To see why, consider a different case. Imagine you were to buy high-beta stocks such as banks and miners and that the general market then rose. The chances are that you would outperform the market. But nobody would think this evidence against efficient markets. The efficient market hypothesis (EMH) is entirely consistent with people making great returns, if they take extra risk. As Burton Malkiel, one of the great advocates of the EMH said, "financial markets are efficient because they don't allow investors to earn above-average risk-adjusted returns".

And buying on Halloween is just like buying high-beta shares. Shares are lowly priced in the autumn because the longer nights make people depressed and jittery. The investor who buys shares then earns profits by taking risks that others want to avoid - just as the buyer of high-beta stocks does.

The EMH is consistent with returns varying over time, just as it is consistent with returns varying across shares, as long as such variations are due to variations in risk.

Half of the 'buy on Halloween, sell on May Day' rule is, therefore, consistent with the EMH.

But what about the fact that equities in the summer months underperform cash, on average? Surely this violates the efficient market hypothesis that riskier assets much earn higher expected returns than safe ones.

Not necessarily. If investors enjoy taking risks, then returns on risky assets can rationally be below those on safe ones. If you like gambling, it's not irrational to go to a casino or bookies - which offer negative expected returns - because you are paying to get a buzz. Likewise, if you enjoy gambling on shares, negative returns are the price you pay for the entertainment.

All this, though, raises a question. While risk aversion in the winter might explain some of the additional returns investors get then, does it explain all of them? Likewise, does risk-loving behaviour in the spring explain all of the summer's poor returns?

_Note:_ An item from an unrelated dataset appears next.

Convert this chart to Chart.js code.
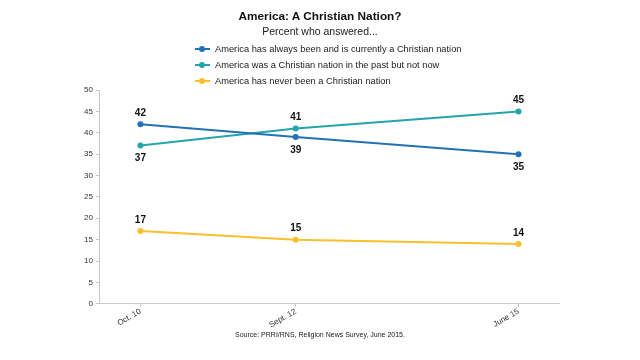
<!DOCTYPE html>
<html>
<head>
<meta charset="utf-8">
<script src="https://cdn.jsdelivr.net/npm/chart.js@4/dist/chart.umd.min.js"></script>
<style>
  html, body { margin:0; padding:0; background:#fff; }
  #wrap { position:relative; width:640px; height:360px; font-family:"Liberation Sans", Arial, sans-serif; }
  #c { position:absolute; left:0; top:0; }
  .title { position:absolute; left:0; width:640px; top:9px; text-align:center; font-weight:bold; font-size:11.8px; color:#111; }
  .sub { position:absolute; left:0; width:640px; top:25px; text-align:center; font-size:10.5px; color:#222; }
  #legend { position:absolute; left:195px; top:41px; font-size:9.3px; color:#222; }
  .li { height:16px; line-height:16px; display:flex; align-items:center; }
  .mk { position:relative; width:15px; height:16px; margin-right:5px; }
  .mk .ln { position:absolute; left:0; width:15px; top:7px; height:2px; }
  .mk .dt { position:absolute; left:4px; top:5px; width:6px; height:6px; border-radius:50%; }
  .src { position:absolute; left:0; width:640px; top:331px; text-align:center; font-size:7px; color:#222; }
</style>
</head>
<body>
<div id="wrap">
  <canvas id="c" width="640" height="360"></canvas>
  <div class="title">America: A Christian Nation?</div>
  <div class="sub">Percent who answered...</div>
  <div id="legend"></div>
  <div class="src">Source: PRRI/RNS, Religion News Survey, June 2015.</div>
</div>
<script>
// Survey dates as months since Oct 2010
const surveyMonths = [0, 23, 56];
const tickLabels = ["Oct. 10", "Sept. 12", "June 15"];
const seriesNames = [
  "America has always been and is currently a Christian nation",
  "America was a Christian nation in the past but not now",
  "America has never been a Christian nation"
];
const alwaysValues = [42, 39, 35];
const pastValues = [37, 41, 45];
const neverValues = [17, 15, 14];
const seriesColors = ["#2272b5", "#25a4ab", "#fbbf2c"];
const labelPlacement = [["above","below","below"],["below","above","above"],["above","above","above"]];

const allValues = [alwaysValues, pastValues, neverValues];

// HTML legend
const lg = document.getElementById('legend');
seriesNames.forEach((n, i) => {
  const d = document.createElement('div'); d.className = 'li';
  d.innerHTML = '<span class="mk"><span class="ln" style="background:' + seriesColors[i] + '"></span><span class="dt" style="background:' + seriesColors[i] + '"></span></span><span></span>';
  d.lastChild.textContent = n;
  lg.appendChild(d);
});

const datasets = allValues.map((vals, i) => ({
  label: seriesNames[i],
  data: vals.map((v, j) => ({x: surveyMonths[j], y: v})),
  borderColor: seriesColors[i],
  backgroundColor: seriesColors[i],
  borderWidth: 2,
  pointRadius: 3,
  pointBorderWidth: 0,
  pointHoverRadius: 3,
  tension: 0
}));

const dataLabels = {
  id: 'dataLabels',
  afterDatasetsDraw(chart) {
    const ctx = chart.ctx;
    ctx.save();
    ctx.font = 'bold 10px "Liberation Sans", Arial, sans-serif';
    ctx.fillStyle = '#111';
    ctx.textAlign = 'center';
    ctx.textBaseline = 'middle';
    chart.data.datasets.forEach((ds, i) => {
      const meta = chart.getDatasetMeta(i);
      meta.data.forEach((pt, j) => {
        const off = labelPlacement[i][j] === 'above' ? -11 : 13;
        ctx.fillText(String(allValues[i][j]), pt.x, pt.y + off);
      });
    });
    ctx.restore();
  }
};

new Chart(document.getElementById('c'), {
  type: 'line',
  data: { datasets },
  options: {
    responsive: false,
    animation: false,
    layout: { padding: { left: 81, right: 81, top: 90, bottom: 30 } },
    plugins: { legend: { display: false }, tooltip: { enabled: false } },
    scales: {
      x: {
        type: 'linear',
        min: -6, max: 62,
        afterBuildTicks(axis) { axis.ticks = surveyMonths.map(v => ({value: v})); },
        ticks: {
          callback(v) { const k = surveyMonths.indexOf(v); return k >= 0 ? tickLabels[k] : ''; },
          minRotation: 30, maxRotation: 30,
          font: { size: 8, family: '"Liberation Sans", Arial, sans-serif' },
          color: '#333',
          padding: 0
        },
        grid: { drawOnChartArea: false, tickLength: 3, color: '#c8c8c8' },
        border: { color: '#c8c8c8' }
      },
      y: {
        min: 0, max: 50,
        ticks: { stepSize: 5, font: { size: 8, family: '"Liberation Sans", Arial, sans-serif' }, color: '#333', padding: 3 },
        grid: { drawOnChartArea: false, tickLength: 4, color: '#c8c8c8' },
        border: { color: '#c8c8c8' }
      }
    }
  },
  plugins: [dataLabels]
});
</script>
</body>
</html>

This question matters because there's an alternative hypothesis here.

It's obvious that our spirits improve in the spring and worsen in the autumn. But is this because we become tolerant of risk in the spring - in which case poor equity returns in summers are consistent with the EMH? Or is it because we become overly optimistic in the spring, in which case bad summer returns are inconsistent with the rational markets hypothesis at least?

It's difficult to say. Although there is a sharp theoretical difference between optimism and risk appetite, the two are often practically and psychologically intermingled.

There is, however, one piece of evidence that risk appetite really is unusually high in the spring. It's simply that pretty much all the big gambling events traditionally take place then: the Cheltenham Festival, the Grand National, Derby, Royal Ascot. This suggests that our appetite for risk, and not just our optimism, is greatest in the spring. It's quite possible, then, that bad returns in the summer are consistent with the EMH.

This, though, still leaves open the issue of whether all the winter's good returns are a reward for taking risk, or rather a reward for exploiting other investors' excessive pessimism. Sadly, there is, to my knowledge, no robust evidence on this.

It is, then, at least possible that seasonal investing is consistent with markets being efficient.

I don't say all this to defend the EMH; the claim that markets are, or are not efficient, strikes me as grandiose big-think. It's just that, if you want evidence against it, then you'd be better off looking at the long-run performance of momentum or defensive stocks rather than the seasonality of the market.